The good news for me is that store management intelligently includes overstuffed seating near the dressing rooms, so the shoppers’ guests can relax comfortably and provide expert, thumbs-up/thumbs-down advice.
My wife looks amazing in every piece she tries on. It’s a thumbs-up kind of day.
Outside again, the sun is strong. We load our Subaru wagon with sustainable bounty. The sky is still blue and I am still reasonably at peace. I look down-River, then up-River one last time. A few boats bob on the calm waters of the lower Hudson River.
And I think: there are worse things in the world than being the anti-Fiurucci. To paraphrase Elvis Costello, what’s so funny about “simplicity, sustainability, and timeless design.”
And what do I know, anyway? I get my clothes online from Cabela’s Bargain Cave. “Tonight, Marty is wearing Carhartt. Stunning cargo pants, Marty. Tell us about it, won’t you?”

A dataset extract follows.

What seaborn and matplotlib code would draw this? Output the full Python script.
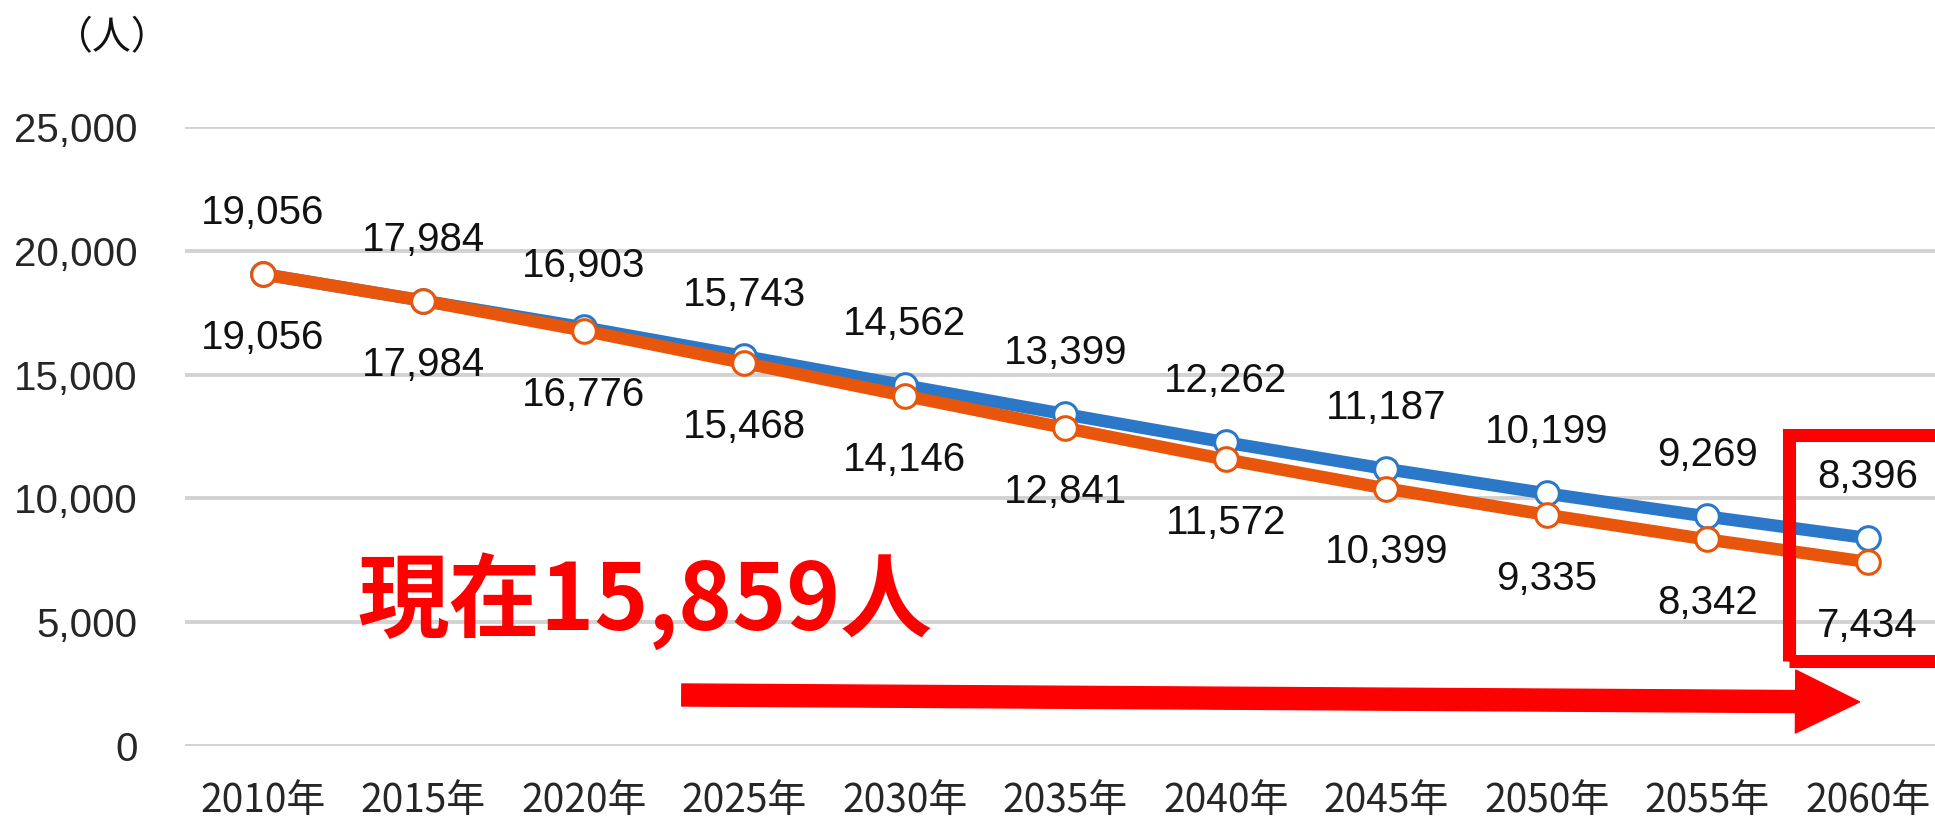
import matplotlib
matplotlib.use('Agg')
import matplotlib.pyplot as plt
import seaborn as sns
import pandas as pd
from matplotlib.patches import Rectangle, FancyArrowPatch

# データ
years = ['2010年', '2015年', '2020年', '2025年', '2030年', '2035年',
         '2040年', '2045年', '2050年', '2055年', '2060年']
upper = [19056, 17984, 16903, 15743, 14562, 13399, 12262, 11187, 10199, 9269, 8396]
lower = [19056, 17984, 16776, 15468, 14146, 12841, 11572, 10399, 9335, 8342, 7434]
y_ticks = [0, 5000, 10000, 15000, 20000, 25000]
note_text = '現在15,859人'
unit_text = '（人）'

blue = '#2B78C8'
orange = '#E8560C'
red = '#FF0000'

sns.set_style('white')
plt.rcParams['font.family'] = ['Liberation Sans', 'Noto Sans CJK JP', 'DejaVu Sans']

df = pd.DataFrame({'pos': range(len(years)), 'upper': upper, 'lower': lower})

fig = plt.figure(figsize=(19.35, 8.22), dpi=100)
ax = fig.add_axes([185 / 1935, 76 / 822, 1 - 185 / 1935, 619 / 822])

## 折れ線
sns.lineplot(data=df, x='pos', y='upper', ax=ax, color=blue, linewidth=9,
             marker='o', markersize=17, markerfacecolor='white',
             markeredgecolor=blue, markeredgewidth=2.2, zorder=3)
sns.lineplot(data=df, x='pos', y='lower', ax=ax, color=orange, linewidth=9,
             marker='o', markersize=17, markerfacecolor='white',
             markeredgecolor=orange, markeredgewidth=2.2, zorder=4)

## データラベル
for i in range(len(years)):
    ax.annotate(f'{upper[i]:,}', (i, upper[i]), xytext=(0, 44),
                textcoords='offset points', ha='center', va='center',
                fontsize=29, color='#111111')
    ax.annotate(f'{lower[i]:,}', (i, lower[i]), xytext=(0, -46),
                textcoords='offset points', ha='center', va='center',
                fontsize=29, color='#111111')

## 軸設定
ax.set_xlim(-0.486, 10.42)
ax.set_ylim(0, 25000)
ax.set_xticks(range(len(years)))
ax.set_xticklabels(years, family=['Noto Sans CJK JP'], fontsize=28)
ax.set_yticks(y_ticks)
ax.set_yticklabels([f'{v:,}' for v in y_ticks], fontsize=29)
ax.tick_params(axis='y', length=0, pad=34)
ax.tick_params(axis='x', length=0, pad=25)
ax.set_xlabel('')
ax.set_ylabel('')
ax.grid(True, axis='y', color='#D2D2D2', linewidth=2.8, zorder=0)
ax.set_axisbelow(True)
for s in ax.spines.values():
    s.set_visible(False)

fig.text(112 / 1935, 1 - 38 / 822, unit_text, ha='center', va='center',
         fontsize=28, family=['Noto Sans CJK JP'], color='#111111')

## 赤い注記
ax.text(0.59, 5850, note_text, ha='left', va='center', fontsize=66,
        fontweight='bold', color=red, family=['Noto Sans CJK JP'])

arrow = FancyArrowPatch((2.61, 2060), (9.95, 1780),
                        arrowstyle='simple,head_length=0.64,head_width=0.63,tail_width=0.22',
                        mutation_scale=72, color=red, shrinkA=0, shrinkB=0,
                        clip_on=False, zorder=5)
ax.add_patch(arrow)

ax.add_patch(Rectangle((9.51, 3433), 1.5, 12561 - 3433, fill=False,
                       edgecolor=red, linewidth=9.4, clip_on=False, zorder=5))

fig.savefig('out.png', dpi=100, facecolor='white')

I drive out of the parking lot, past the Metro North train station, and head back to the Bronx. And as I do, as the sun causes me to reach for my sunglasses for the first time this season, I think of this verse from the Decemberists’ song, “June Hymn”:
“A barany of ivy in the trees, expanding out it’s empire by degrees. And all the branches burst a’ bloom, into bloom. Heaven sent this cardinal, maroon.” And, then, that chorus:
“And once upon it, the yellow bonnets, Garland all the line. And you were waking, and day was breaking, a panoply of song. And summer comes to Springville Hills.”
For a Saturday of clothes shopping, it could have been way worse.